Étant donné que la protection au titre du droit d’auteur et les droits patrimoniaux associés sont généralement attribués automatiquement et que la jouissance en revient originairement à l’auteur (ou parfois à l’employeur lorsqu’il s’agit d’œuvres créées dans le cadre du travail dans les pays de Common Law), la distribution et la commercialisation d’œuvres protégées nécessitent le plus souvent de céder les droits au distributeur. Cela peut passer par une rémunération ou une compensation contractuelle sous la forme d’honoraires fixes et/ou de droits d’auteur en fonction des ventes de l’œuvre publiée.
Cadre juridique pour le partage libre des connaissances
Le droit d’auteur fournit aux créateurs un cadre légal pour partager librement des connaissances – sans renoncer à leurs droits : celui de la licence ouverte à titre gratuit
Chaque attribut composant les droits patrimoniaux, à savoir les droits d’utilisation, de reproduction et d’adaptation d’une œuvre, peut être concédé séparément à un tiers par contrat. Le titulaire originaire peut donc octroyer une licence portant sur l’autorisation d’utiliser, de reproduire ou d’adapter son œuvre sans renoncer à son droit d’auteur. C’est sur ce principe juridique que reposent les licences Creative Commons, qui nous fournissent des outils pour partager librement des connaissances et des créations.
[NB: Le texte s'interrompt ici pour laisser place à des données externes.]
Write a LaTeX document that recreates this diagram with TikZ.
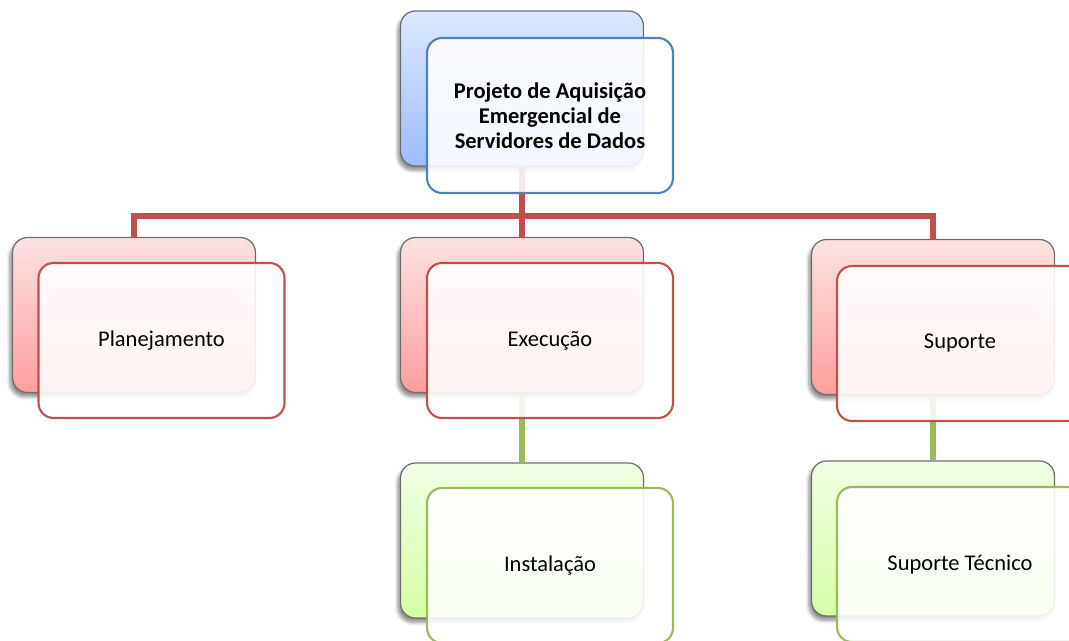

Partout dans le monde, un nombre croissant d’établissements d’enseignement estiment que les ressources pédagogiques financées par le contribuable devraient être publiées sous licence ouverte afin de pouvoir être utilisées par des apprenants à travers la planète, et ont donc adopté des politiques de licence ouverte. Ces initiatives gagnent maintenant en popularité grâce aux gouvernements qui mettent à disposition sous licence ouverte des contenus élaborés grâce aux fonds publics.